The history of the Capitol Hill neighborhood is as
colorful and interesting as its current personality
and feel. An area of much diversity, both in its residents
and also in its development, Capitol Hill began as a
claim by Henry Brown in 1864 called “Brown’s
Bluff.” Brown thought the hill was an ideal place
for the location of our state capitol and donated the
area between Grant and Lincoln, 14th to Colfax for that
purpose. After the state did not use the land for over
ten years, he decided to take it back! Court battles
ensued for years with the U.S. Supreme Court ultimately
upholding the state’s ownership of the parcel.

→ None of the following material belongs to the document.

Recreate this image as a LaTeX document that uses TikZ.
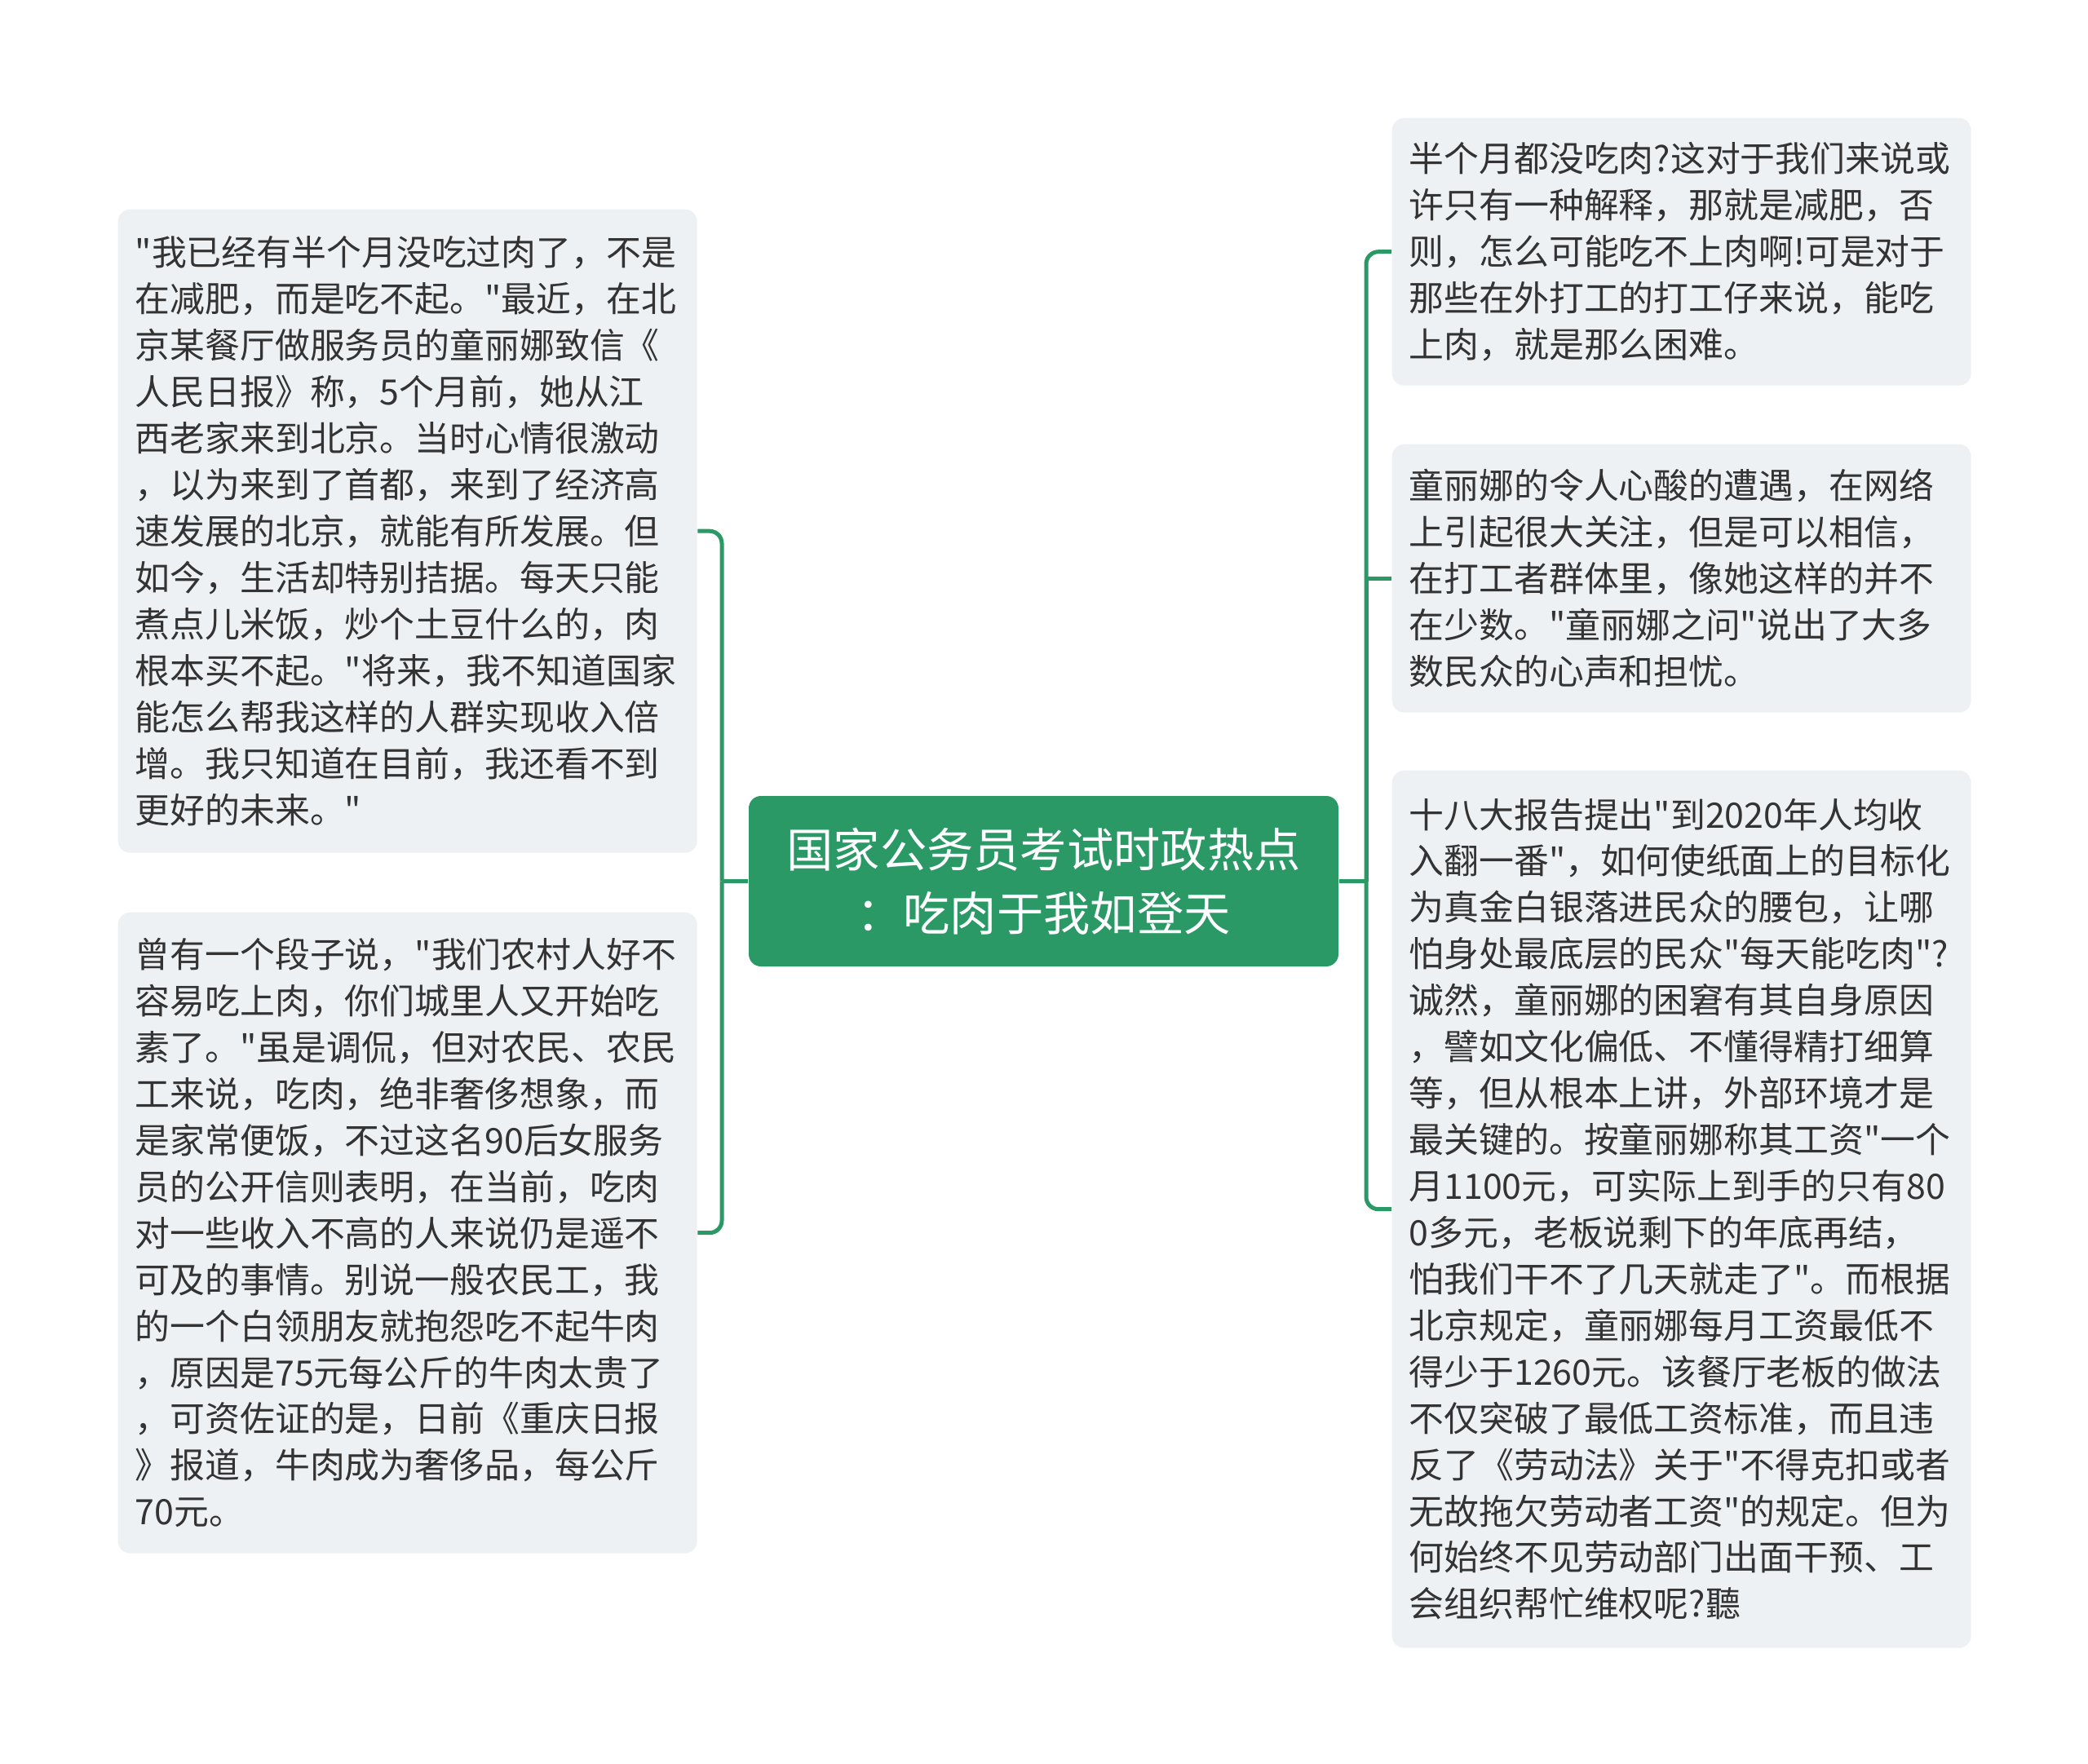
\documentclass[tikz,border=0pt]{standalone}
\usepackage{fontspec}
\setmainfont{Noto Sans CJK SC}[Ligatures=TeXOff]
\definecolor{boxbg}{HTML}{EEF1F4}
\definecolor{txt}{HTML}{333333}
\definecolor{grn}{HTML}{2A9966}
\tikzset{
  leaf/.style={rounded corners=1.5mm, fill=boxbg, draw=none, inner xsep=2.1mm, inner ysep=0pt,
    text width=66.8mm, align=left, text=txt, anchor=north west,
    font=\fontsize{12.2pt}{16.2pt}\selectfont},
  root/.style={rounded corners=1.5mm, fill=grn, draw=none, inner sep=0pt,
    minimum width=72.3mm, minimum height=20.9mm, align=center, text=white,
    font=\fontsize{16.3pt}{22.2pt}\selectfont},
  conn/.style={draw=grn, line width=0.5mm}
}
\begin{document}
\begin{tikzpicture}[x=0.1mm,y=-0.1mm]
\useasboundingbox (0,0) rectangle (2560,2163);
\fill[white] (0,0) rectangle (2560,2163);

\node[root] (c) at (1279.5,1080.5) {国家公务员考试时政热点\\：吃肉于我如登天};

\node[leaf, minimum height=78.9mm] (l1) at (144,256) {"我已经有半个月没吃过肉了，不是\\
在减肥，而是吃不起。"最近，在北\\
京某餐厅做服务员的童丽娜致信《\\
人民日报》称，5个月前，她从江\\
西老家来到北京。当时心情很激动\\
，以为来到了首都，来到了经济高\\
速发展的北京，就能有所发展。但\\
如今，生活却特别拮据。每天只能\\
煮点儿米饭，炒个土豆什么的，肉\\
根本买不起。"将来，我不知道国家\\
能怎么帮我这样的人群实现收入倍\\
增。我只知道在目前，我还看不到\\
更好的未来。"};

\node[leaf, minimum height=78.6mm] (l2) at (144,1118) {曾有一个段子说，"我们农村人好不\\
容易吃上肉，你们城里人又开始吃\\
素了。"虽是调侃，但对农民、农民\\
工来说，吃肉，绝非奢侈想象，而\\
是家常便饭，不过这名90后女服务\\
员的公开信则表明，在当前，吃肉\\
对一些收入不高的人来说仍是遥不\\
可及的事情。别说一般农民工，我\\
的一个白领朋友就抱怨吃不起牛肉\\
，原因是75元每公斤的牛肉太贵了\\
，可资佐证的是，日前《重庆日报\\
》报道，牛肉成为奢侈品，每公斤\\
70元。};

\node[leaf, minimum height=32.8mm] (r1) at (1706,144) {半个月都没吃肉?这对于我们来说或\\
许只有一种解释，那就是减肥，否\\
则，怎么可能吃不上肉啊!可是对于\\
那些在外打工的打工仔来说，能吃\\
上肉，就是那么困难。};

\node[leaf, minimum height=32.9mm] (r2) at (1706,544) {童丽娜的令人心酸的遭遇，在网络\\
上引起很大关注，但是可以相信，\\
在打工者群体里，像她这样的并不\\
在少数。"童丽娜之问"说出了大多\\
数民众的心声和担忧。};

\node[leaf, minimum height=107.6mm] (r3) at (1706,944) {十八大报告提出"到2020年人均收\\
入翻一番"，如何使纸面上的目标化\\
为真金白银落进民众的腰包，让哪\\
怕身处最底层的民众"每天能吃肉"?\\
诚然，童丽娜的困窘有其自身原因\\
，譬如文化偏低、不懂得精打细算\\
等，但从根本上讲，外部环境才是\\
最关键的。按童丽娜称其工资"一个\\
月1100元，可实际上到手的只有80\\
0多元，老板说剩下的年底再结，\\
怕我们干不了几天就走了"。而根据\\
北京规定，童丽娜每月工资最低不\\
得少于1260元。该餐厅老板的做法\\
不仅突破了最低工资标准，而且违\\
反了《劳动法》关于"不得克扣或者\\
无故拖欠劳动者工资"的规定。但为\\
何始终不见劳动部门出面干预、工\\
会组织帮忙维权呢?聽};

\coordinate (lj) at (885,1080.5);
\coordinate (rj) at (1675,1080.5);
\draw[conn] (c.west) -- (lj);
\draw[conn, rounded corners=1.5mm] (lj) |- (l1.east);
\draw[conn, rounded corners=1.5mm] (lj) |- (l2.east);
\draw[conn] (c.east) -- (rj);
\draw[conn, rounded corners=1.5mm] (rj) |- (r1.west);
\draw[conn] (rj) |- (r2.west);
\draw[conn, rounded corners=1.5mm] (rj) |- (r3.west);
\end{tikzpicture}
\end{document}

The first legislature met there in 1895 but construction
was not completed until 1908 when the dome was coated
J.W. Smith’s “Smith’s Ditch”
brought water to the area which spurred building in
Capitol Hill. The wealthy headed to Grant Street on
“Quality Hill” and constructed elaborate
mansions. Taking advantage of both the mountain views
and the proximity to downtown, “Millionaire’s
Row” and Capitol Hill in general thrived. The
area east of Brown’s Bluff was still primarily
farmland as late as the 1870’s. Here more ornate
construction was created with residents modifying architectural
plans and adding turrets, towers, etc. in order to make
their properties stand out. Alongside these masterpieces,
housing was necessary for the cooks, maids, day laborers,
etc. who were essential to maintain these households.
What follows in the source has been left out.